• _What needs to be done_: Lines with "Reproduce this chart with Apache ECharts." and "y, bar index]" mark the range, both included. Reproduce exactly that stretch, without pictures.

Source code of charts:
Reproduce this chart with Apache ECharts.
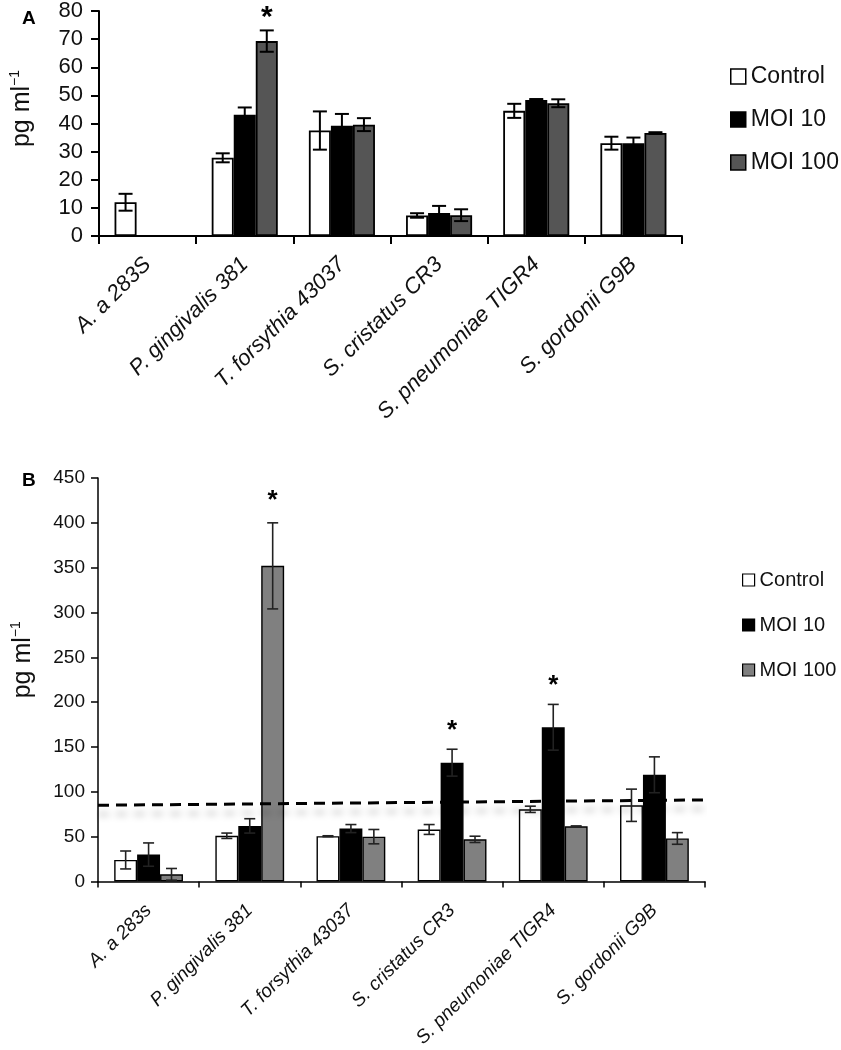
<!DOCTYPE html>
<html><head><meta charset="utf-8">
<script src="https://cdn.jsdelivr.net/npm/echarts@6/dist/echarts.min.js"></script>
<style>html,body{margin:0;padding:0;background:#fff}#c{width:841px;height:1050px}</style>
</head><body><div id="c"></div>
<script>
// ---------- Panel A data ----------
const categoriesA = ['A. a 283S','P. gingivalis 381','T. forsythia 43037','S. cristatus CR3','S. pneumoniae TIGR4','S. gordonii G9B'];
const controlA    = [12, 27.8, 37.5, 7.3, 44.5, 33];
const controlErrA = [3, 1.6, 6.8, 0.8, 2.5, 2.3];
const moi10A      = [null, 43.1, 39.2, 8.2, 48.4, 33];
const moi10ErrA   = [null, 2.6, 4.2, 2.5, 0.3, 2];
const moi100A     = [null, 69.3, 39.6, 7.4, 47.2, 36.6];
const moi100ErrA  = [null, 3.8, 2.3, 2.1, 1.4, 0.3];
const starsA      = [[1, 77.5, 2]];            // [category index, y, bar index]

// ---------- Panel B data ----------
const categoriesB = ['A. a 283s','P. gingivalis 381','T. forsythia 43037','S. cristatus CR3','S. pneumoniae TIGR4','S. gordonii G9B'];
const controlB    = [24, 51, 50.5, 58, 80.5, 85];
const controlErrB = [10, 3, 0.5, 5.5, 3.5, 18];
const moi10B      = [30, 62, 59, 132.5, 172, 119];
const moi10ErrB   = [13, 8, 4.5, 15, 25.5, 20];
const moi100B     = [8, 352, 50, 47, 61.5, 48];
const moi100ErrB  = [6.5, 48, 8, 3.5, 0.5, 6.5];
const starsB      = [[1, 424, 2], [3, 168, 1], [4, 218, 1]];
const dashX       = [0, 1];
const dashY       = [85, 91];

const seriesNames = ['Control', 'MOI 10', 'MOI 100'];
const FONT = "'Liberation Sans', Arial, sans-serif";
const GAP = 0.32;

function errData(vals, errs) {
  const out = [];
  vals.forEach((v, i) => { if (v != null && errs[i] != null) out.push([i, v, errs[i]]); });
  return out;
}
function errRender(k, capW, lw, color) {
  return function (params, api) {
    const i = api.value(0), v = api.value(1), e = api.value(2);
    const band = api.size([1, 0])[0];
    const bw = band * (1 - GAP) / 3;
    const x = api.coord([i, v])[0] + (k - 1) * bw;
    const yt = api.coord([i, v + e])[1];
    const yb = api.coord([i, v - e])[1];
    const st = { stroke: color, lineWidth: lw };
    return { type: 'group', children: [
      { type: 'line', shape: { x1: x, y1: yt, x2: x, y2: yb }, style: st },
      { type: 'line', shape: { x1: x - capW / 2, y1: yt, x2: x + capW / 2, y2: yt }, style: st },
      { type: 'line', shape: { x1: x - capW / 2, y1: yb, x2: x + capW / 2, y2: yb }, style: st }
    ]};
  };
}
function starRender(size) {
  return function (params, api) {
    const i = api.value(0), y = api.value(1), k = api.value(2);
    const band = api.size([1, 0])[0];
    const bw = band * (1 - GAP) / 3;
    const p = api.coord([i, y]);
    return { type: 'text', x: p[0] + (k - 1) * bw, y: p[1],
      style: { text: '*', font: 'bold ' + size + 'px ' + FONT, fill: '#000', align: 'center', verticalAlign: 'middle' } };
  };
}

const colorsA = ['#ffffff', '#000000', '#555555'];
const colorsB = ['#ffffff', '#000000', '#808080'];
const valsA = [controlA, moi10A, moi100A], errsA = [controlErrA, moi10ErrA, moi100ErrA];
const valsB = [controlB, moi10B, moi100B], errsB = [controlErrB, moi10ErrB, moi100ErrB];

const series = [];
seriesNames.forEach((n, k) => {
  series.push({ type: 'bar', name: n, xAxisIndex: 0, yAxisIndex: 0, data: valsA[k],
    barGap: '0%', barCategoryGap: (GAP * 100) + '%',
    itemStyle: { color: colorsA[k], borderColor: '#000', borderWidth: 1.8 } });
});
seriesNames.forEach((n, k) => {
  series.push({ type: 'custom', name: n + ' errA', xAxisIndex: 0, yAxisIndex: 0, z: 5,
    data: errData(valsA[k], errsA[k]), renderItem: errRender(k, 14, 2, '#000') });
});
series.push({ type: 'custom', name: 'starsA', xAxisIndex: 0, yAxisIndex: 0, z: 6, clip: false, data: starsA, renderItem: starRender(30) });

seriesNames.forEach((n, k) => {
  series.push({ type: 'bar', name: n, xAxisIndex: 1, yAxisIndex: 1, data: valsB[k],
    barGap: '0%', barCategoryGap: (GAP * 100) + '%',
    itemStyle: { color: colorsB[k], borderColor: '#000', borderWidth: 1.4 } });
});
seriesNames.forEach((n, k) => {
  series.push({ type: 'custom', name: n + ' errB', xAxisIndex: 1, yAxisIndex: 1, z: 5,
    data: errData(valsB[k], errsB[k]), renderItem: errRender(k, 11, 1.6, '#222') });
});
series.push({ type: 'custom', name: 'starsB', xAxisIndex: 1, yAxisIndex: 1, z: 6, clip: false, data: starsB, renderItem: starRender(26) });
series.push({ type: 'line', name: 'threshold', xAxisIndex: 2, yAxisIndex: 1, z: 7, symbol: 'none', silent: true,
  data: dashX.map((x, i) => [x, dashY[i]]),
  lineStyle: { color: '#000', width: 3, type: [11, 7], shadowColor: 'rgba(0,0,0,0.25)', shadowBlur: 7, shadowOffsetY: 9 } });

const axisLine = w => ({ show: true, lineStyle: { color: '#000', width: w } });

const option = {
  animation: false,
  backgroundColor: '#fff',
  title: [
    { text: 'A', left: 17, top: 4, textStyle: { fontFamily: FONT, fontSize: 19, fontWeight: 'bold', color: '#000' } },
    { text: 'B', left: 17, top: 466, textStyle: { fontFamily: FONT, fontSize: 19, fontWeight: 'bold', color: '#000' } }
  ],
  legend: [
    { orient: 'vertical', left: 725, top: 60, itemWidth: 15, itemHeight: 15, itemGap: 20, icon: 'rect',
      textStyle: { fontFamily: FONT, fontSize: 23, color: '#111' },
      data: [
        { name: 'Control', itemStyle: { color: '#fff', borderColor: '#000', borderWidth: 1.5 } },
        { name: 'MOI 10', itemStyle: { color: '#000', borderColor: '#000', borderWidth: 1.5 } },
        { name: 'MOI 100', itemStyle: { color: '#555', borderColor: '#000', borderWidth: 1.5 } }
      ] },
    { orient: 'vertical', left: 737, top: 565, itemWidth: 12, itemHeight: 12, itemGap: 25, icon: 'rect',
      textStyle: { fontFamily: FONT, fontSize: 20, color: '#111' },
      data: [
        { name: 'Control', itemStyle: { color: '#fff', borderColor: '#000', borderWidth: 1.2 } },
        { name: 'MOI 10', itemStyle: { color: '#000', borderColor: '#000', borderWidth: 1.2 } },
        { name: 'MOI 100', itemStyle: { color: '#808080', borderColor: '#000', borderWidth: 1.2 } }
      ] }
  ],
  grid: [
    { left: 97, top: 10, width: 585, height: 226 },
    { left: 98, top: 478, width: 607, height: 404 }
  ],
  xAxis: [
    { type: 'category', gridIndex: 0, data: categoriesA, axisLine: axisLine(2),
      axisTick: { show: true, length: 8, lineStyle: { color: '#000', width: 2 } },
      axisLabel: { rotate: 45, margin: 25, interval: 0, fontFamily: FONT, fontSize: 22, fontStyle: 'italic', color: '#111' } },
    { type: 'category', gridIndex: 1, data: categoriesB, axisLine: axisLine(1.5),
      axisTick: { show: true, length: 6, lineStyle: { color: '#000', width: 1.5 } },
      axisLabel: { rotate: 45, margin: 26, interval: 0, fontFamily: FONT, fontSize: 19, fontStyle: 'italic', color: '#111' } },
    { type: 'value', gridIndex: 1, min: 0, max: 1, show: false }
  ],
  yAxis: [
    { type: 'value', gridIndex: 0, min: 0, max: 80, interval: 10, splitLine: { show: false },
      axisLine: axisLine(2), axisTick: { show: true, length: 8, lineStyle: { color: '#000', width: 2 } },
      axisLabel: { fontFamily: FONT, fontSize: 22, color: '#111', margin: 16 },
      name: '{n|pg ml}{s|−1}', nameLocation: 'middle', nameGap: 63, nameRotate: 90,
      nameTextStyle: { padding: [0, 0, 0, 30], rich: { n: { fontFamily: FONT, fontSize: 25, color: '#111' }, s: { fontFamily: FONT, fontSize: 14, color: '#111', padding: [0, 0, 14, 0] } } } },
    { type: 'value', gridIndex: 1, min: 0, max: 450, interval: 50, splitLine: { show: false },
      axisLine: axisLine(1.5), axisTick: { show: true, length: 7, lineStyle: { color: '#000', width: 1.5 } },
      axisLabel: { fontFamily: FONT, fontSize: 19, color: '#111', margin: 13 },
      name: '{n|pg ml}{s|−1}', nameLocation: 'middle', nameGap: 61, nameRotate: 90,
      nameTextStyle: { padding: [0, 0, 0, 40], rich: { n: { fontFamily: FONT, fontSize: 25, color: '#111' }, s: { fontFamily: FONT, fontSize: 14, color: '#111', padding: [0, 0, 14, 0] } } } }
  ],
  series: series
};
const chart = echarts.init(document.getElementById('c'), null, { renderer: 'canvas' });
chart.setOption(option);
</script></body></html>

==

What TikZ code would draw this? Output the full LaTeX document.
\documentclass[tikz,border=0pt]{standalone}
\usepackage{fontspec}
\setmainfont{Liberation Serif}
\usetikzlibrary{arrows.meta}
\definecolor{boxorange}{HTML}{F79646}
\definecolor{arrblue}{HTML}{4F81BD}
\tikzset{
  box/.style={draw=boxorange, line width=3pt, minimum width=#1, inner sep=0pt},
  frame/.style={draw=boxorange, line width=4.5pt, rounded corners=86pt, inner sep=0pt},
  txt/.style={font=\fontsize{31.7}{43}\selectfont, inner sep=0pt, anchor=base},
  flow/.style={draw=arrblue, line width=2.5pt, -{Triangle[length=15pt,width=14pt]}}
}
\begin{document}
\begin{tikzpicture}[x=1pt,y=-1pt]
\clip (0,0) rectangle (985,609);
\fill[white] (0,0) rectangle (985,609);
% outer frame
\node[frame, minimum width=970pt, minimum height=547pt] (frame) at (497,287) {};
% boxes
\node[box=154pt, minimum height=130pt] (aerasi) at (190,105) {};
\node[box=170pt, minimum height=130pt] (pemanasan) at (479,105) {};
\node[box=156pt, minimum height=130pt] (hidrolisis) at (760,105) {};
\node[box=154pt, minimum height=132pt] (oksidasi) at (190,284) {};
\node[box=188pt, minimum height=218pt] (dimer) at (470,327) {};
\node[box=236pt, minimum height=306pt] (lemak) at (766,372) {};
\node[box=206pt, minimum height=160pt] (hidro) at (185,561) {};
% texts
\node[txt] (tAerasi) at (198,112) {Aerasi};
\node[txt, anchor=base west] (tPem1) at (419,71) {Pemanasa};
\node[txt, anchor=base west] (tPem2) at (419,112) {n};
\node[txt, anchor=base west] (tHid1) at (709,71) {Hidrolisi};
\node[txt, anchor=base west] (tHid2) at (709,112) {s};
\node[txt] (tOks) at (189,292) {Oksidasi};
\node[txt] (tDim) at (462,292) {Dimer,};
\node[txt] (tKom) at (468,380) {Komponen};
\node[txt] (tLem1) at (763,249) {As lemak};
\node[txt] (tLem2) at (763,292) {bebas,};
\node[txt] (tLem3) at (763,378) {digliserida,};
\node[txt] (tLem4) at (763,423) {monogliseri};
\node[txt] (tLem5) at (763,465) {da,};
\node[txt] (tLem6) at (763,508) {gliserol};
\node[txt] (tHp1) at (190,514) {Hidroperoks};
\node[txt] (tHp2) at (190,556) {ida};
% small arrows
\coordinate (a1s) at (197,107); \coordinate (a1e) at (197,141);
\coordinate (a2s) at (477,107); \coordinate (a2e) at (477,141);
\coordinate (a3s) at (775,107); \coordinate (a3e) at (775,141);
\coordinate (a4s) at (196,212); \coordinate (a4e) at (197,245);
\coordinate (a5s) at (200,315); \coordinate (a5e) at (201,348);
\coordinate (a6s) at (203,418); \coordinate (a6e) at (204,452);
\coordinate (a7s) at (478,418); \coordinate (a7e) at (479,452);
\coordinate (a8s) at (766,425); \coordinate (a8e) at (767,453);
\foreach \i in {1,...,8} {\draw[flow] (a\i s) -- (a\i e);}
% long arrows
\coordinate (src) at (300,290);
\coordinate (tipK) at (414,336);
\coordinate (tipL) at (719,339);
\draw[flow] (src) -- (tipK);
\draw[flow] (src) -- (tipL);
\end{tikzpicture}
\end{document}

• _Result_:
Reproduce this chart with Apache ECharts.
<!DOCTYPE html>
<html><head><meta charset="utf-8">
<script src="https://cdn.jsdelivr.net/npm/echarts@6/dist/echarts.min.js"></script>
<style>html,body{margin:0;padding:0;background:#fff}#c{width:841px;height:1050px}</style>
</head><body><div id="c"></div>
<script>
// ---------- Panel A data ----------
const categoriesA = ['A. a 283S','P. gingivalis 381','T. forsythia 43037','S. cristatus CR3','S. pneumoniae TIGR4','S. gordonii G9B'];
const controlA    = [12, 27.8, 37.5, 7.3, 44.5, 33];
const controlErrA = [3, 1.6, 6.8, 0.8, 2.5, 2.3];
const moi10A      = [null, 43.1, 39.2, 8.2, 48.4, 33];
const moi10ErrA   = [null, 2.6, 4.2, 2.5, 0.3, 2];
const moi100A     = [null, 69.3, 39.6, 7.4, 47.2, 36.6];
const moi100ErrA  = [null, 3.8, 2.3, 2.1, 1.4, 0.3];
const starsA      = [[1, 77.5, 2]];            // [category index, y, bar index]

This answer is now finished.